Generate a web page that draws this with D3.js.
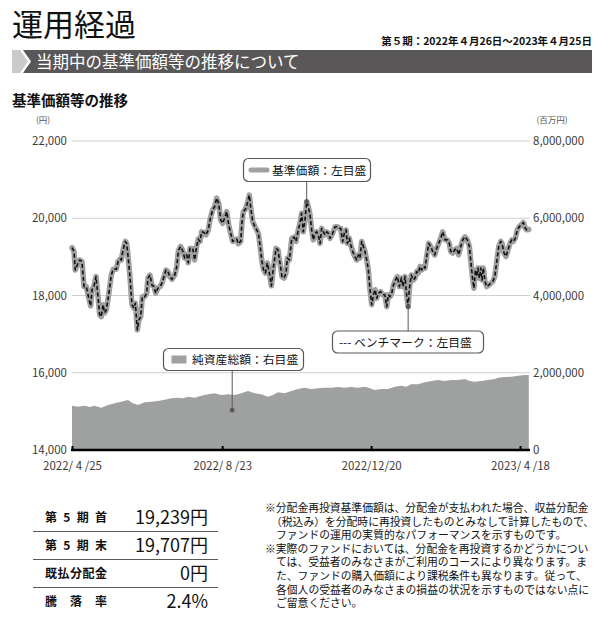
<!DOCTYPE html>
<html lang="ja">
<head>
<meta charset="utf-8">
<script src="https://cdn.jsdelivr.net/npm/d3@7"></script>
<style>
body { margin: 0; background: #fff; }
svg { display: block; font-family: "Noto Sans CJK JP", "Noto Sans", sans-serif; }
</style>
</head>
<body>
<svg id="chart" width="609" height="618"></svg>
<script>
var startDate = new Date(2022, 3, 25);
var endDate = new Date(2023, 3, 25);

// days since 2022/4/25
var navDays = [
	0, 1.6, 2.6, 4.2, 6.2, 8, 9.6, 11.4, 12.8, 14.9,
	16, 17.6, 19.2, 20.8, 22.1, 23.4, 24.8, 26.1, 27.4, 29.3,
	31.4, 33, 35.4, 36.8, 38.4, 39.4, 40.8, 42.6, 43.7, 44.8,
	46.3, 47.9, 49.5, 50.6, 52.2, 53.5, 54.9, 56.2, 58.1, 59.7,
	60.7, 62.3, 63.9, 65.5, 66.9, 68.7, 70.3, 71.9, 73.5, 75.1,
	76.7, 78.1, 79.9, 82.1, 83.7, 85, 86.8, 88.7, 90, 91.7,
	92.9, 94.3, 96.5, 98, 99.6, 100.9, 102.3, 103.6, 105.5, 107.1,
	108.9, 110.3, 112.4, 114, 115.6, 117.2, 118.8, 120.4, 122.3, 123.6,
	125.2, 126.8, 128.4, 130.3, 131.6, 132.9, 134.8, 135.8, 136.9, 138.5,
	140.1, 141.7, 143, 144.4, 146.2, 147.6, 148.9, 150.2, 151.6, 152.9,
	154.5, 156.1, 157.7, 159.3, 160.9, 163, 164.6, 166.2, 167.8, 169.4,
	171, 172.1, 173.7, 175.6, 177.4, 179, 180.8, 182.2, 183.5, 184.8,
	186.2, 187.5, 188.8, 190.2, 191.5, 192.8, 194.2, 195.5, 196.8, 198.2,
	199.5, 200.8, 202.2, 203.5, 204.8, 206.2, 208.3, 210.2, 212, 213.6,
	214.7, 216.3, 217.6, 219, 220, 221.6, 222.7, 224.3, 225.9, 227.5,
	228.8, 230.1, 231.5, 232.8, 234.1, 235.5, 236.8, 238.1, 239.5, 240.8,
	242.2, 243.5, 244.8, 246.7, 248.3, 249.9, 251.5, 252.8, 254.1, 255.5,
	256.8, 258.4, 260, 261.6, 263.2, 264.5, 266.1, 267.2, 268.6, 269.5,
	271.1, 272.7, 274.1, 275.4, 276.7, 278.1, 279.4, 280.7, 282.1, 283.4,
	285, 286.6, 288.2, 289.8, 291.4, 293, 294.6, 296.2, 297.3, 298.3,
	299.9, 301.5, 302.6, 304.2, 305.8, 307.4, 309, 310.6, 312.2, 314,
	315.9, 317.5, 318.8, 320.2, 321.2, 322.3, 323.4, 324.4, 325.5, 326.6,
	327.6, 328.7, 330, 331.4, 333, 334.6, 336.2, 337.8, 339.4, 341,
	342.6, 343.6, 345.2, 346.8, 348.4, 350, 351.4, 352.7, 354.2, 355.8,
	357.4, 359, 360.6, 362.2, 363.3, 365
];

var navValues = [
	19239, 19140, 18660, 18790, 18920, 18880, 18230, 18230, 18020, 17730,
	18150, 18250, 18490, 17970, 17500, 17450, 17760, 17550, 17630, 18020,
	18530, 18680, 18680, 18880, 18940, 18920, 19180, 19400, 19350, 19010,
	18490, 17760, 17670, 17800, 17110, 17370, 17450, 17970, 17970, 18060,
	18450, 18530, 18270, 18230, 18060, 18190, 18230, 18320, 18490, 18660,
	18620, 18490, 18420, 18530, 18750, 19160, 19270, 19140, 18970, 19050,
	18850, 19220, 19220, 18920, 19270, 19460, 19400, 19650, 19630, 19570,
	19700, 19960, 20220, 20300, 20520, 20390, 19960, 19870, 20040, 20170,
	19830, 19610, 19400, 19440, 19460, 19340, 19400, 19870, 20170, 20230,
	20390, 20600, 20220, 19910, 19780, 19700, 19610, 19310, 18920, 18680,
	18580, 18840, 18580, 18250, 18710, 19220, 19180, 18840, 18490, 18450,
	18580, 18970, 18920, 19480, 19510, 19400, 19700, 19870, 20130, 19650,
	19960, 20430, 20300, 20090, 19700, 19440, 19610, 19650, 19570, 19350,
	19740, 19650, 19570, 19650, 19610, 19480, 19610, 19780, 19780, 19740,
	19740, 19400, 19610, 19700, 19350, 19480, 19310, 19140, 19010, 18920,
	19050, 18970, 19400, 19270, 19140, 18920, 18660, 18150, 17760, 18020,
	18150, 17930, 18060, 18100, 18020, 18020, 17710, 18020, 17970, 18060,
	18270, 18400, 18490, 18230, 18450, 18230, 18490, 18060, 17710, 18150,
	18530, 18400, 18450, 18620, 18580, 18750, 18660, 18750, 18710, 19010,
	19350, 19270, 19140, 19050, 19220, 19350, 19480, 19650, 19520, 19440,
	19440, 19350, 19140, 19100, 19180, 19220, 19050, 19270, 19440, 19520,
	19440, 19270, 18840, 18400, 18190, 18660, 18490, 18710, 18450, 18710,
	18400, 18710, 18360, 18230, 18270, 18320, 18360, 18490, 18880, 19270,
	19400, 19350, 19100, 19010, 19180, 19350, 19440, 19400, 19480, 19700,
	19780, 19830, 19890, 19740, 19700, 19707
];

// the benchmark runs on the same path as the fund in the picture
var benchValues = navValues;

var assetDays = [
	0, 4.8, 10.1, 14.1, 18.1, 23.4, 28.8, 34.1, 39.4, 44.7,
	48.7, 52.7, 58.1, 63.4, 68.7, 74.1, 79.4, 84.7, 88.7, 92.7,
	98, 103.3, 108.7, 114, 119.3, 124.7, 130, 135.3, 140.6, 146,
	151.3, 156.6, 160.6, 164.6, 170, 175.2, 180.6, 186, 191.2, 196.6,
	201.9, 207.2, 212.6, 217.9, 223.2, 228.5, 233.9, 237.9, 241.9, 247.2,
	252.5, 257.9, 263.1, 267.1, 271.1, 276.5, 281.8, 287.1, 292.5, 297.8,
	303.1, 308.5, 313.8, 317.8, 321.8, 327.1, 332.4, 337.8, 340.4, 345.8,
	351.1, 356.4, 361.8, 365
];

// 百万円
var assetValues = [
	1146000, 1120000, 1146000, 1112000, 1146000, 1094000, 1164000, 1208000, 1250000, 1294000,
	1208000, 1164000, 1234000, 1250000, 1268000, 1301000, 1337000, 1353000, 1337000, 1379000,
	1353000, 1405000, 1441000, 1467000, 1423000, 1441000, 1423000, 1467000, 1526000, 1467000,
	1441000, 1379000, 1423000, 1493000, 1467000, 1526000, 1578000, 1612000, 1578000, 1596000,
	1612000, 1612000, 1630000, 1612000, 1630000, 1612000, 1638000, 1596000, 1552000, 1578000,
	1578000, 1638000, 1663000, 1638000, 1700000, 1700000, 1751000, 1785000, 1811000, 1785000,
	1811000, 1811000, 1837000, 1785000, 1767000, 1785000, 1811000, 1837000, 1870000, 1889000,
	1896000, 1922000, 1940000, 1940000
];

var xTickDates = ["2022-04-25", "2022-08-23", "2022-12-20", "2023-04-18"];
var leftTicks = [14000, 16000, 18000, 20000, 22000];
var rightTicks = [0, 2000000, 4000000, 6000000, 8000000];

var tableLabels = ["第5期首", "第5期末", "既払分配金", "騰落率"];
var tableValues = ["19,239円", "19,707円", "0円", "2.4%"];

var noteLines = [
	"※分配金再投資基準価額は、分配金が支払われた場合、収益分配金",
	"（税込み）を分配時に再投資したものとみなして計算したもので、",
	"ファンドの運用の実質的なパフォーマンスを示すものです。",
	"※実際のファンドにおいては、分配金を再投資するかどうかについ",
	"ては、受益者のみなさまがご利用のコースにより異なります。ま",
	"た、ファンドの購入価額により課税条件も異なります。従って、",
	"各個人の受益者のみなさまの損益の状況を示すものではない点に",
	"ご留意ください。"
];

var svg = d3.select("#chart");
var toDate = function(d) { return new Date(+startDate + d * 864e5); };
var parseDay = d3.timeParse("%Y-%m-%d");

// header
svg.append("text").attr("x", 12).attr("y", 36)
	.attr("font-size", 31).attr("fill", "#111").text("運用経過");
svg.append("text").attr("x", 592).attr("y", 45).attr("text-anchor", "end")
	.attr("font-size", 10.5).attr("font-weight", "bold").attr("fill", "#111")
	.text("第５期：2022年４月26日～2023年４月25日");

svg.append("polygon").attr("points", "12,50 20,50 28,61.5 20,73 12,73").attr("fill", "#c9caca");
svg.append("polygon").attr("points", "23,50 592,50 592,73 23,73 31,61.5").attr("fill", "#595757");
svg.append("text").attr("x", 36).attr("y", 67.5)
	.attr("font-size", 16.5).attr("fill", "#fff").text("当期中の基準価額等の推移について");

svg.append("text").attr("x", 12).attr("y", 106)
	.attr("font-size", 14.5).attr("font-weight", "bold").attr("fill", "#111").text("基準価額等の推移");
svg.append("text").attr("x", 43).attr("y", 123).attr("text-anchor", "middle")
	.attr("font-size", 8.5).attr("fill", "#555").text("(円)");
svg.append("text").attr("x", 552).attr("y", 123).attr("text-anchor", "middle")
	.attr("font-size", 8.5).attr("fill", "#555").text("(百万円)");

// scales
var x = d3.scaleTime().domain([startDate, endDate]).range([72, 528.8]);
var yLeft = d3.scaleLinear().domain([14000, 22000]).range([450, 141]);
var yRight = d3.scaleLinear().domain([0, 8000000]).range([450, 141]);

svg.append("g").selectAll("line")
	.data(leftTicks.slice(1))
	.join("line")
	.attr("x1", 72).attr("x2", 530)
	.attr("y1", function(d) { return yLeft(d); })
	.attr("y2", function(d) { return yLeft(d); })
	.attr("stroke", "#d0d0d0").attr("stroke-width", 1);

var assets = assetDays.map(function(d, i) { return { date: toDate(d), value: assetValues[i] }; });
var nav = navDays.map(function(d, i) { return { date: toDate(d), value: navValues[i] }; });
var bench = navDays.map(function(d, i) { return { date: toDate(d), value: benchValues[i] }; });

svg.append("path")
	.datum(assets)
	.attr("fill", "#9fa0a0")
	.attr("d", d3.area()
		.x(function(d) { return x(d.date); })
		.y0(yRight(0))
		.y1(function(d) { return yRight(d.value); }));

var line = d3.line()
	.x(function(d) { return x(d.date); })
	.y(function(d) { return yLeft(d.value); });

svg.append("path").datum(nav)
	.attr("fill", "none").attr("stroke", "#9fa0a0").attr("stroke-width", 5.5)
	.attr("stroke-linejoin", "round").attr("stroke-linecap", "round")
	.attr("d", line);
svg.append("path").datum(bench)
	.attr("fill", "none").attr("stroke", "#111").attr("stroke-width", 1.6)
	.attr("stroke-dasharray", "4,2.5").attr("stroke-linejoin", "round")
	.attr("d", line);

// axes
var axisLeft = svg.append("g").attr("transform", "translate(72,0)")
	.call(d3.axisLeft(yLeft).tickValues(leftTicks).tickSize(0).tickPadding(5)
		.tickFormat(d3.format(",")));
var axisRight = svg.append("g").attr("transform", "translate(530,0)")
	.call(d3.axisRight(yRight).tickValues(rightTicks).tickSize(0).tickPadding(3)
		.tickFormat(d3.format(",")));
var axisBottom = svg.append("g").attr("transform", "translate(0,450)")
	.call(d3.axisBottom(x).tickValues(xTickDates.map(parseDay))
		.tickSizeInner(-4).tickSizeOuter(0).tickPadding(12)
		.tickFormat(function(d) {
			var m = d.getMonth() + 1;
			return d.getFullYear() + "/" + (m < 10 ? " " + m + " " : m) + "/" + d.getDate();
		}));

[axisLeft, axisRight, axisBottom].forEach(function(g) {
	g.select(".domain").remove();
	g.selectAll("text").attr("font-size", 11.5).attr("fill", "#3e3a39")
		.attr("font-family", "\"Noto Sans CJK JP\", sans-serif");
	g.selectAll("text").style("white-space", "pre");
});
axisBottom.selectAll(".tick line").attr("stroke", "#000").attr("stroke-width", 2);
svg.append("line").attr("x1", 71).attr("x2", 530).attr("y1", 450).attr("y2", 450)
	.attr("stroke", "#000").attr("stroke-width", 2.5);

// callouts
var callout = svg.append("g");
function box(bx, by, bw, bh) {
	callout.append("rect").attr("x", bx).attr("y", by).attr("width", bw).attr("height", bh)
		.attr("rx", 5).attr("fill", "#fff").attr("stroke", "#595757").attr("stroke-width", 1.2);
}
function leader(px, y1, y2) {
	callout.append("line").attr("x1", px).attr("x2", px).attr("y1", y1).attr("y2", y2)
		.attr("stroke", "#595757").attr("stroke-width", 1);
	callout.append("circle").attr("cx", px).attr("cy", y2).attr("r", 2.4).attr("fill", "#595757");
}

var navPeak = nav[121];
box(243.5, 158.5, 127, 23);
leader(x(navPeak.date), 181.5, yLeft(navPeak.value));
callout.append("line").attr("x1", 251).attr("x2", 267).attr("y1", 170).attr("y2", 170)
	.attr("stroke", "#9fa0a0").attr("stroke-width", 5).attr("stroke-linecap", "round");
callout.append("text").attr("x", 272).attr("y", 174.5).attr("font-size", 11.8).attr("fill", "#111")
	.text("基準価額：左目盛");

var benchLow = bench[178];
box(332.5, 331, 151, 22);
leader(x(benchLow.date), 331, yLeft(benchLow.value));
callout.append("text").attr("x", 339).attr("y", 346.5).attr("font-size", 11.8).attr("fill", "#111")
	.text("--- ベンチマーク：左目盛");

box(163.5, 348.5, 140, 22);
leader(x(toDate(128)), 370.5, yRight(1030000));
callout.append("rect").attr("x", 171.5).attr("y", 355.5).attr("width", 15).attr("height", 8)
	.attr("fill", "#9fa0a0");
callout.append("text").attr("x", 192).attr("y", 364).attr("font-size", 11.8).attr("fill", "#111")
	.text("純資産総額：右目盛");

// summary table
var table = svg.append("g");
tableLabels.forEach(function(label, i) {
	var cy = 517 + i * 28;
	table.append("text").attr("x", 45).attr("y", cy + 4.5)
		.attr("font-size", 12).attr("font-weight", "bold").attr("fill", "#111")
		.attr("textLength", 62).attr("lengthAdjust", "spacing").text(label);
	table.append("text").attr("x", 208).attr("y", cy + 6.5).attr("text-anchor", "end")
		.attr("font-size", 18).attr("fill", "#111").text(tableValues[i]);
	if (i < tableLabels.length - 1) {
		table.append("line").attr("x1", 33).attr("x2", 218)
			.attr("y1", cy + 14.5).attr("y2", cy + 14.5)
			.attr("stroke", "#595757").attr("stroke-width", 1);
	}
});

// notes as one paragraph
svg.append("text")
	.attr("font-size", 10.8).attr("fill", "#111")
	.selectAll("tspan")
	.data(noteLines)
	.join("tspan")
	.attr("x", function(d) { return d.charAt(0) === "※" ? 265 : (d.charAt(0) === "（" ? 271 : 276); })
	.attr("y", function(d, i) { return 512 + i * 13.6; })
	.text(function(d) { return d; });
</script>
</body>
</html>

--- --- ---

**Given exercise**
Repeat only the lines from the beginning of the material through the line containing "var endDate = new Date(2023, 3, 25);", both ends kept, leaving pictures out.

**Solution**
Generate a web page that draws this with D3.js.
<!DOCTYPE html>
<html lang="ja">
<head>
<meta charset="utf-8">
<script src="https://cdn.jsdelivr.net/npm/d3@7"></script>
<style>
body { margin: 0; background: #fff; }
svg { display: block; font-family: "Noto Sans CJK JP", "Noto Sans", sans-serif; }
</style>
</head>
<body>
<svg id="chart" width="609" height="618"></svg>
<script>
var startDate = new Date(2022, 3, 25);
var endDate = new Date(2023, 3, 25);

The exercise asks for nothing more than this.